## [Directions]
Repeat the lines exactly from the line that contains "Write the matplotlib code for this chart." through the line that contains "s.set_linewidth(0.8)"; leave images out and add nothing.

Records from a collection:
━━━━━━━━━━

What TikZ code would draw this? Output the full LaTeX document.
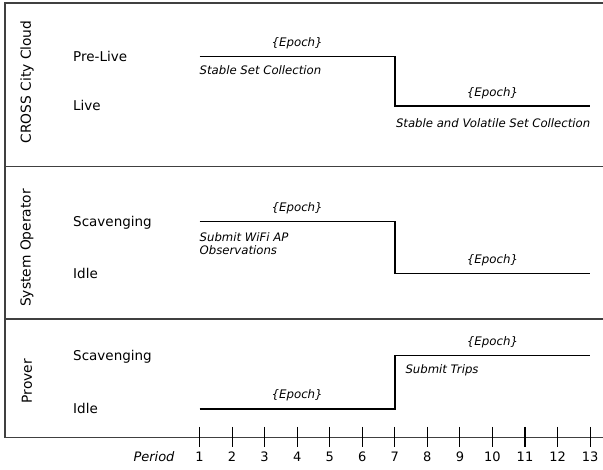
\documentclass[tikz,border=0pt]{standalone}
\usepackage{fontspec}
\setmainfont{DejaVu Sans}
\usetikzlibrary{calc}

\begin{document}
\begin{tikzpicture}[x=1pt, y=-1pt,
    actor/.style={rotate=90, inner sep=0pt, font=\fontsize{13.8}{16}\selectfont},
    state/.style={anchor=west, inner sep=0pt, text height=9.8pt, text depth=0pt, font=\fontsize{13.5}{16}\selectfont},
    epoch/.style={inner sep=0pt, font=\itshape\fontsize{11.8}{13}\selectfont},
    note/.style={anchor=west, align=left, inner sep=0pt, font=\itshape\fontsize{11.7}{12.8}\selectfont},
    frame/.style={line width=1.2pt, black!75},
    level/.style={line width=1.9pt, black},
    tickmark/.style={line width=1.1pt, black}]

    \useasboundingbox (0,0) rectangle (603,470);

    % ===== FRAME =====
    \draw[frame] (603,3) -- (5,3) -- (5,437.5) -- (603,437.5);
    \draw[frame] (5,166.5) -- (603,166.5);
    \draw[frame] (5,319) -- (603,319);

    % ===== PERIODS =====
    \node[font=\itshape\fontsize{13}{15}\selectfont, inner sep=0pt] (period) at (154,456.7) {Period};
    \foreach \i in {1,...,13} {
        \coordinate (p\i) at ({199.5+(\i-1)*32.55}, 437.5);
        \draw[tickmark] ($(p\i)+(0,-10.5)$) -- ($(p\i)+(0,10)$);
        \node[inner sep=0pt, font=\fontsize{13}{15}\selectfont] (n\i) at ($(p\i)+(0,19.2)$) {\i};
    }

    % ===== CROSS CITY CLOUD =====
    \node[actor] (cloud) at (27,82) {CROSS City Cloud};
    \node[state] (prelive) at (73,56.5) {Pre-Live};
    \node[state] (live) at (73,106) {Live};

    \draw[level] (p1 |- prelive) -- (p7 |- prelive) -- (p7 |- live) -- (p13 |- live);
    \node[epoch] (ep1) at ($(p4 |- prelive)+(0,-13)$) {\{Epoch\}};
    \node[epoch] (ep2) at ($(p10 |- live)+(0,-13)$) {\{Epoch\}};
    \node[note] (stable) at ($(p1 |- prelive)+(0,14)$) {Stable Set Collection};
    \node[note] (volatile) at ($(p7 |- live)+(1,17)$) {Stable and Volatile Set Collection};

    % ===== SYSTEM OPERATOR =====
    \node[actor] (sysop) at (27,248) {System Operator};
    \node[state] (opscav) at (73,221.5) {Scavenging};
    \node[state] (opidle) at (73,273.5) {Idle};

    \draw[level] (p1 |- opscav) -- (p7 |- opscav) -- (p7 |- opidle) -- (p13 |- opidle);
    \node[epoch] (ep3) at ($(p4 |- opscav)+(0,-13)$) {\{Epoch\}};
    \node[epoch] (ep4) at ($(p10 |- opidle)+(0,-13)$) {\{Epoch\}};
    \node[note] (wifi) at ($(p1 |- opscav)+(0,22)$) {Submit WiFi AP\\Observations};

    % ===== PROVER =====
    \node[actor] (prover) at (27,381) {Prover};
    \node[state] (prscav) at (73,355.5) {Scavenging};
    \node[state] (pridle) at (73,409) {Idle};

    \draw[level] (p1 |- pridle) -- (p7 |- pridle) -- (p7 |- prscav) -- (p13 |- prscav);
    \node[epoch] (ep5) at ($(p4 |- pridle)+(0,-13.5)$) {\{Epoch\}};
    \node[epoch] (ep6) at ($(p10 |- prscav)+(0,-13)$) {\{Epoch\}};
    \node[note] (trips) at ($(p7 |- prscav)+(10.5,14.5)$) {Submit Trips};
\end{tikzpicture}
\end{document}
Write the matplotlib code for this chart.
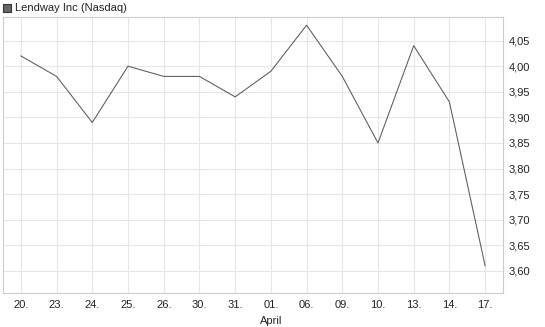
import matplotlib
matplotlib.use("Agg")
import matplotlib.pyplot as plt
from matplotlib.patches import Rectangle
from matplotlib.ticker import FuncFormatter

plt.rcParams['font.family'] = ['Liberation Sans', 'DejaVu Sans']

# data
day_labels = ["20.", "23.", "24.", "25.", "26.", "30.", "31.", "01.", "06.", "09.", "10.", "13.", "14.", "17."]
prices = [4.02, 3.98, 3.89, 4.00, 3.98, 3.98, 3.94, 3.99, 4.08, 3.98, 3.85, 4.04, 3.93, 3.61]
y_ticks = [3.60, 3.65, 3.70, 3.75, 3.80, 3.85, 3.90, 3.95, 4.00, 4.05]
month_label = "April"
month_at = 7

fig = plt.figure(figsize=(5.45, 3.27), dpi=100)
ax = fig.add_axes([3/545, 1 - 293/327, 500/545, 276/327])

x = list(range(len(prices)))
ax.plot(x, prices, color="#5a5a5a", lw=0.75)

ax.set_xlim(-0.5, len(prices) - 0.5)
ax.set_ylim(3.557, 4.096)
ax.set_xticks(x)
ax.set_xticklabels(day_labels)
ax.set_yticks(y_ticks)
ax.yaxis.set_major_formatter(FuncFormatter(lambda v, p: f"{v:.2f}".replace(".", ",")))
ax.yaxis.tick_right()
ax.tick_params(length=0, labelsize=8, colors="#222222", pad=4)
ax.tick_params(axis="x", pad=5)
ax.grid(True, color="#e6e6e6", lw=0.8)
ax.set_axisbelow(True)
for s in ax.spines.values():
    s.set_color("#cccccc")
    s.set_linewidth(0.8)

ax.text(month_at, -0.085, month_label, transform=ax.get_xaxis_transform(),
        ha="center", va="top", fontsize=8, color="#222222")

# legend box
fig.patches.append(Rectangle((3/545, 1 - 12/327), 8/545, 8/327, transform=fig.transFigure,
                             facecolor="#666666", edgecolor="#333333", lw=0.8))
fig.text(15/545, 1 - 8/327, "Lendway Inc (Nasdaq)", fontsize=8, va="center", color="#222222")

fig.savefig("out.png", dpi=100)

━━━━━━━━━━

## [Exercise solution]
Write the matplotlib code for this chart.
import matplotlib
matplotlib.use("Agg")
import matplotlib.pyplot as plt
from matplotlib.patches import Rectangle
from matplotlib.ticker import FuncFormatter

plt.rcParams['font.family'] = ['Liberation Sans', 'DejaVu Sans']

# data
day_labels = ["20.", "23.", "24.", "25.", "26.", "30.", "31.", "01.", "06.", "09.", "10.", "13.", "14.", "17."]
prices = [4.02, 3.98, 3.89, 4.00, 3.98, 3.98, 3.94, 3.99, 4.08, 3.98, 3.85, 4.04, 3.93, 3.61]
y_ticks = [3.60, 3.65, 3.70, 3.75, 3.80, 3.85, 3.90, 3.95, 4.00, 4.05]
month_label = "April"
month_at = 7

fig = plt.figure(figsize=(5.45, 3.27), dpi=100)
ax = fig.add_axes([3/545, 1 - 293/327, 500/545, 276/327])

x = list(range(len(prices)))
ax.plot(x, prices, color="#5a5a5a", lw=0.75)

ax.set_xlim(-0.5, len(prices) - 0.5)
ax.set_ylim(3.557, 4.096)
ax.set_xticks(x)
ax.set_xticklabels(day_labels)
ax.set_yticks(y_ticks)
ax.yaxis.set_major_formatter(FuncFormatter(lambda v, p: f"{v:.2f}".replace(".", ",")))
ax.yaxis.tick_right()
ax.tick_params(length=0, labelsize=8, colors="#222222", pad=4)
ax.tick_params(axis="x", pad=5)
ax.grid(True, color="#e6e6e6", lw=0.8)
ax.set_axisbelow(True)
for s in ax.spines.values():
    s.set_color("#cccccc")
    s.set_linewidth(0.8)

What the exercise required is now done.